The Right Way to Preach
Having exposure to Preachers all my life, one thing I know is that we all have an opinion about the right way to preach. Some will take a verse or two and build a topic around them. Others will pick a topic and pull from various places to support it. Still others will move methodically through the scripture explaining as they go, focusing exclusively on the messages presented by the verses they cover. Then there are those who don’t bother including any scripture at all. Generally everyone will have a justification for their approach. I of course have my own, which will probably mature with practice. Opinions are just that. I think all too often we are much to proud of ours. For my part, if I offer any criticism, it will be of substance rather than method. The most important questions to be asked are these: Are you speaking the truth? Are you doing it with love? Are led by His Spirit in what you say?
My opinion may not be worth much at this point, but I will offer it anyway. It goes back to the questions I just asked. Different messages and circumstances will be best served by different approaches. The objective is to best communicate the truth. In either of the first two cases, one must take care to choose appropriately passages that do support the truth being conveyed. Too often we misappropriate text to make our point that in its context actually has nothing to do with what we are saying. When we do this, we damage our credibility with those astute enough to take note of the error or who discover it later. This strengthens the argument for what we call expository preaching, wherein we follow the text and explain its meaning verse by verse. Note to my educated pastor friends, I’m being intentionally high-level here.
I tend to use a blend. I may start out with a topic and a passage that I believe to support it, but I will include as much as is practical the context and will always endeavor to explain that which we do not have the time to cover in depth. I have in some cases ended up with an entirely different subject matter because I discovered that the passage I chose really did not say what I assumed or had been taught that it did. Today I wrapped up a message that turned into three messages because I felt it necessary to follow the passage to it’s proper conclusion point rather than stop at a place where Jesus clearly did not.
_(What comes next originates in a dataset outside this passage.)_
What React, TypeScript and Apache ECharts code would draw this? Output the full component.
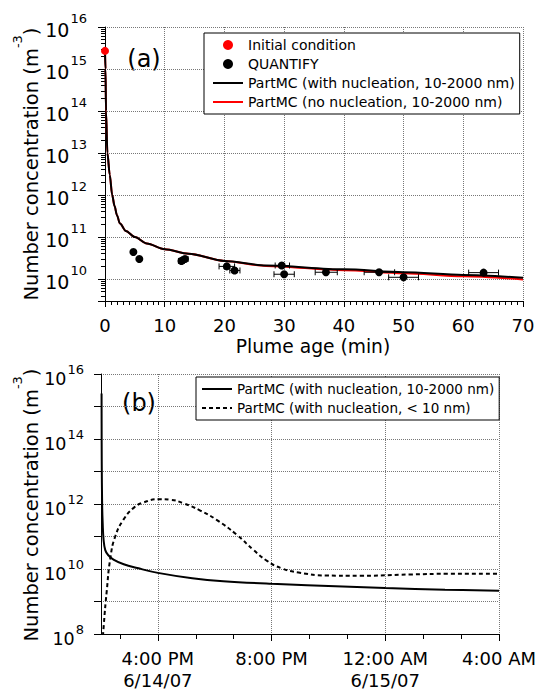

It is certainly appropriate and exemplified within the scripture itself to pull from other parts that bolster the teaching found in the main passage.
As for using no scripture at all, truth is truth, but if we claim the Bible as our source then we had better be able to back up what we say with something that it says. I think there are cases when using biblical truths without immediately revealing their source may serve to soften hearts that might otherwise reject what is being said, but I do not believe this is generally appropriate for a preacher in a church setting. In so doing, we may speak the truth, but we have failed not only to back it up but also to instruct others in the use of scripture to discover the truth for themselves. The latter may be the greater failure because we are to make disciples. People who must always be fed will not grow to become members of a healthy church that is doing its job. We have also diminished by example that which explains the foundation for all that we believe. This will result in followers easily misled by anyone who can make an eloquent case, and we may find that we ourselves have been misled. The Word of God must be our standard.